Wednesday, March 23, 2011

India joins worldwide efforts to unchain mentally ill people

From the Times of India:

NEW DELHI, India -- India is all set to be part of the global movement to free mentally ill people from chains.

A shameful practice often referred to as a blot on human rights, mentally ill patients in the southeast Asia region, including India, are chained to poles or their beds in institutions meant to cure them.

In the Erwadi tragedy in India in 2001, over 20 people with mental illness were burned to death after a fire swept though an institute in which they were chained to their beds. Now, India in its draft Mental Health Care Bill 2010, which comes up for national consultation on Tuesday, prohibits "chaining of mentally ill patients in any manner or form".

It also prohibits electro-convulsive therapy without the use of muscle relaxants and anesthesia, electro-convulsive therapy for minors and sterilization of men or women, when is intended as a treatment for mental illness.

The bill also says that mentally ill patients can't be subject to compulsory tonsuring (shaving of head hair) and have to wear own personal clothes and not be forced to wear uniforms provided by the facility.

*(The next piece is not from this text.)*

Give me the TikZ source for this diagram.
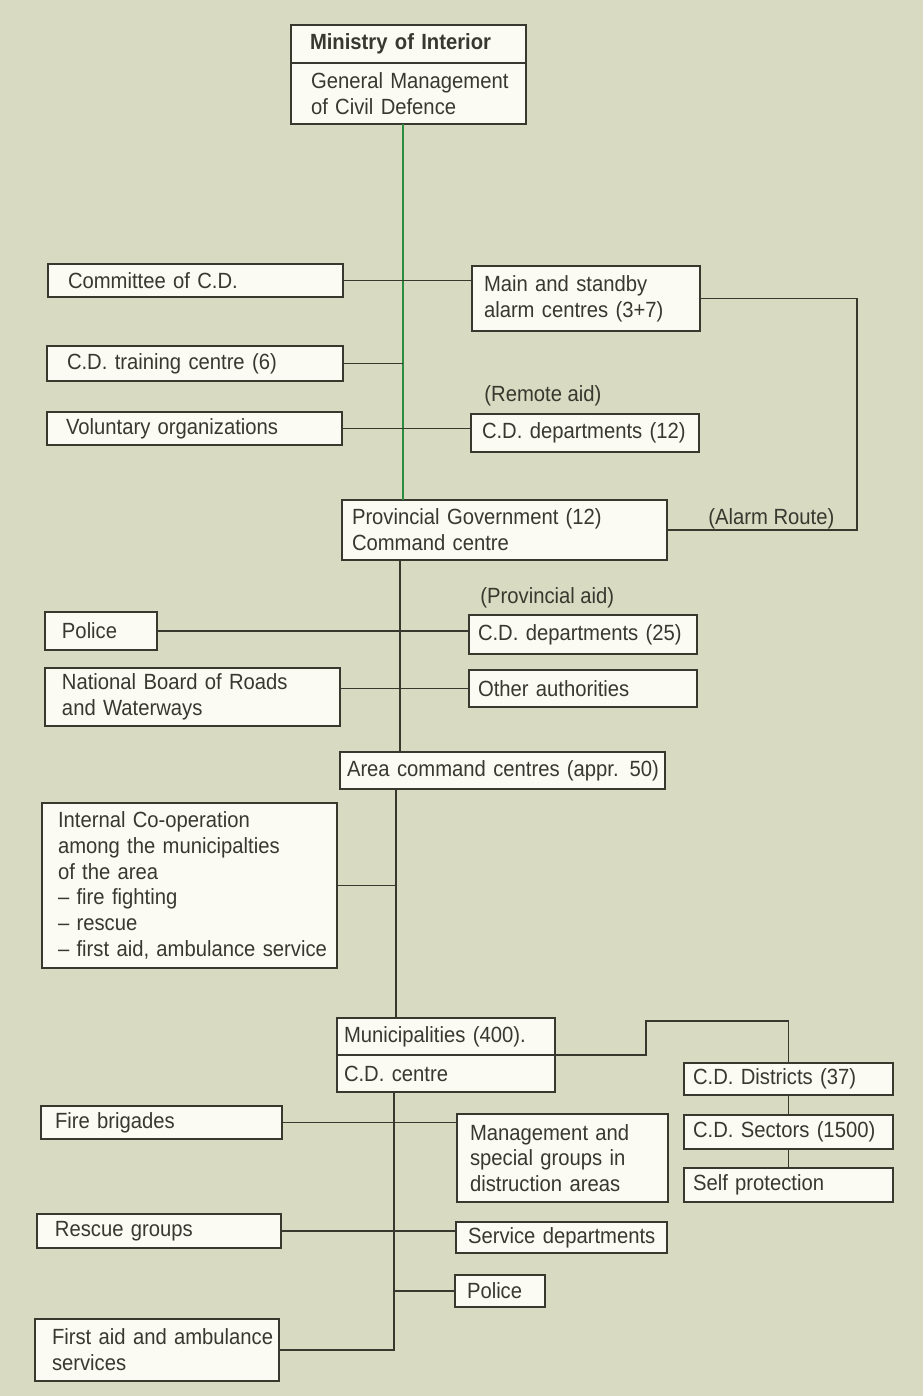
\documentclass[tikz,border=0pt]{standalone}
\usepackage{fontspec}
\setmainfont{Liberation Sans}[FakeStretch=0.92]
\usepackage{tikz}
\usepackage{xcolor}

\definecolor{paper}{RGB}{216,219,193}
\definecolor{boxfill}{RGB}{251,251,244}
\definecolor{ink}{RGB}{55,56,46}
\definecolor{trunkgreen}{RGB}{44,140,62}

\tikzset{
  unitbox/.style={draw=ink, fill=boxfill, line width=1.2pt, anchor=north west,
    align=left, inner xsep=0pt, inner ysep=0pt, outer sep=0pt, text=ink,
    font=\fontsize{11}{12.9}\selectfont},
  lpad/.style={execute at begin node={\leftskip=#1\relax\rightskip=0pt plus 1fil\relax\hyphenpenalty=10000\relax}},
  lbl/.style={anchor=west, inner sep=0pt, text=ink, font=\fontsize{11}{12.9}\selectfont},
  link/.style={draw=ink, line width=0.9pt},
}

\begin{document}
\begin{tikzpicture}[x=0.5pt,y=-0.5pt]
  \fill[paper] (0,0) rectangle (923,1396);
  \useasboundingbox (0,0) rectangle (923,1396);

  % top of the chain
  \node[unitbox, lpad=9.5pt, text width=117.5pt, minimum height=19pt,
    font=\fontsize{11}{12.9}\selectfont\bfseries] (ministry) at (291,25) {Ministry of Interior};
  \node[unitbox, lpad=10pt, text width=117.5pt, minimum height=30.5pt] (general) at (291,63)
    {General Management\\of Civil Defence};

  \node[unitbox, lpad=10pt, text width=147.5pt, minimum height=16.5pt] (committee) at (48,264) {Committee of C.D.};
  \node[unitbox, lpad=10pt, text width=148pt, minimum height=17.5pt] (training) at (47,346) {C.D. training centre (6)};
  \node[unitbox, lpad=9.5pt, text width=147.5pt, minimum height=16.5pt] (voluntary) at (47,412) {Voluntary organizations};
  \node[unitbox, lpad=6pt, text width=114pt, minimum height=32.5pt] (alarm) at (472,266)
    {Main and standby\\alarm centres (3+7)};
  \node[lbl] (remote) at (484,396) {(Remote aid)};
  \node[unitbox, lpad=5.5pt, text width=114pt, minimum height=19pt] (dept12) at (471,414) {C.D. departments (12)};

  % provincial level
  \node[unitbox, lpad=5pt, text width=162.5pt, minimum height=30pt] (province) at (342,500)
    {Provincial Government (12)\\Command centre};
  \node[lbl] (routelbl) at (708,519) {(Alarm Route)};
  \coordinate (route) at (857,400);

  \node[unitbox, lpad=8.5pt, text width=56pt, minimum height=19pt] (police1) at (45,612) {Police};
  \node[lbl] (provaid) at (480,598) {(Provincial aid)};
  \node[unitbox, lpad=4.5pt, text width=114pt, minimum height=19.5pt] (dept25) at (469,615) {C.D. departments (25)};
  \node[unitbox, lpad=8.5pt, text width=147.5pt, minimum height=29pt] (roads) at (45,668)
    {National Board of Roads\\and Waterways};
  \node[unitbox, lpad=4.5pt, text width=114pt, minimum height=18.5pt] (others) at (469,670) {Other authorities};

  % area level
  \node[unitbox, lpad=3.5pt, text width=162.5pt, minimum height=18.5pt] (area) at (340,752)
    {Area command centres (appr. 50)};
  \node[unitbox, lpad=8pt, text width=147.5pt, minimum height=82.5pt] (coop) at (42,803)
    {Internal Co-operation\\among the municipalties\\of the area\\-- fire fighting\\-- rescue\\-- first aid, ambulance service};

  % municipal level
  \node[unitbox, lpad=3.5pt, text width=109pt, minimum height=18.5pt] (munic) at (337,1018) {Municipalities (400).};
  \node[unitbox, lpad=3.5pt, text width=109pt, minimum height=18.5pt] (cdcentre) at (337,1055) {C.D. centre};
  \node[unitbox, lpad=4.5pt, text width=104.5pt, minimum height=16pt] (districts) at (684,1063) {C.D. Districts (37)};
  \node[unitbox, lpad=4.5pt, text width=104.5pt, minimum height=17pt] (sectors) at (684,1115) {C.D. Sectors (1500)};
  \node[unitbox, lpad=4.5pt, text width=104.5pt, minimum height=17pt] (selfprot) at (684,1168) {Self protection};
  \coordinate (jog) at (646,1021);

  \node[unitbox, lpad=7pt, text width=120.5pt, minimum height=16.5pt] (fire) at (41,1106) {Fire brigades};
  \node[unitbox, lpad=6.5pt, text width=105.5pt, minimum height=44pt] (mgmt) at (457,1114)
    {Management and\\special groups in\\distruction areas};
  \node[unitbox, lpad=9pt, text width=122pt, minimum height=17pt] (rescue) at (37,1214) {Rescue groups};
  \node[unitbox, lpad=6pt, text width=105.5pt, minimum height=15.5pt] (service) at (456,1222) {Service departments};
  \node[unitbox, lpad=6pt, text width=45pt, minimum height=16pt] (police2) at (455,1275) {Police};
  \node[unitbox, lpad=8.5pt, text width=122pt, minimum height=31pt] (firstaid) at (35,1319)
    {First aid and ambulance\\services};

  % trunk lines
  \coordinate (trunkA) at (403,0);
  \coordinate (trunkB) at (400,0);
  \coordinate (trunkC) at (396,0);
  \coordinate (trunkD) at (394,0);
  \draw[draw=trunkgreen, line width=0.9pt] (general.south -| trunkA) -- (province.north -| trunkA);
  \draw[link] (province.south -| trunkB) -- (area.north -| trunkB);
  \draw[link] (area.south -| trunkC) -- (munic.north -| trunkC);
  \draw[link] (cdcentre.south -| trunkD) |- (firstaid.east);

  % branches
  \draw[link] (committee.east) -- (committee.east -| alarm.west);
  \draw[link] (training.east) -- (training.east -| trunkA);
  \draw[link] (voluntary.east) -- (voluntary.east -| dept12.west);
  \draw[link] (alarm.east) -| (route) |- (province.east);
  \draw[link] (police1.east) -- (police1.east -| dept25.west);
  \draw[link] (others.west) -- (others.west -| roads.east);
  \draw[link] (coop.east) -- (coop.east -| trunkC);
  \draw[link] (munic.south east) -| (jog) -| (districts.north);
  \draw[link] (districts.south) -- (sectors.north);
  \draw[link] (sectors.south) -- (selfprot.north);
  \draw[link] (fire.east) -- (fire.east -| mgmt.west);
  \draw[link] (rescue.east) -- (rescue.east -| service.west);
  \draw[link] (police2.west) -- (police2.west -| trunkD);
\end{tikzpicture}
\end{document}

The bill gives special mention to how minors with mental illnesses need to be handled. It says any person under the age of 18 years (minor) can be admitted to a mental health facility only in exceptional circumstances and when two psychiatrists have independently examined the minor on the day of admission or in the preceding seven days and both conclude that "the minor has a mental illness of a severity warranting admission to a mental health facility".

The bill gives least amount of importance to seclusion and admission in "facilities".

It says: "Mental health services shall provide treatment in a manner which supports persons with mental illness to live in the community and with their families. Long-term hospital-based mental health treatment shall be used only in exceptional circumstances, for as short a duration as possible, and only as a last resort when appropriate community-based treatment has been tried and shown to have failed."

According to the draft bill, physical restraint or seclusion may only be used when it is the only means available to prevent imminent and immediate harm to the person concerned or to others. Also physical restraint can only be used if it is authorized by the psychiatrist in charge of the person's treatment at the mental health facility.

The draft bill also calls for the setting up of a Mental Health Review Commission within three months of the Act coming into force to exercise the powers. The commission's president has to be of the level of a HC judge.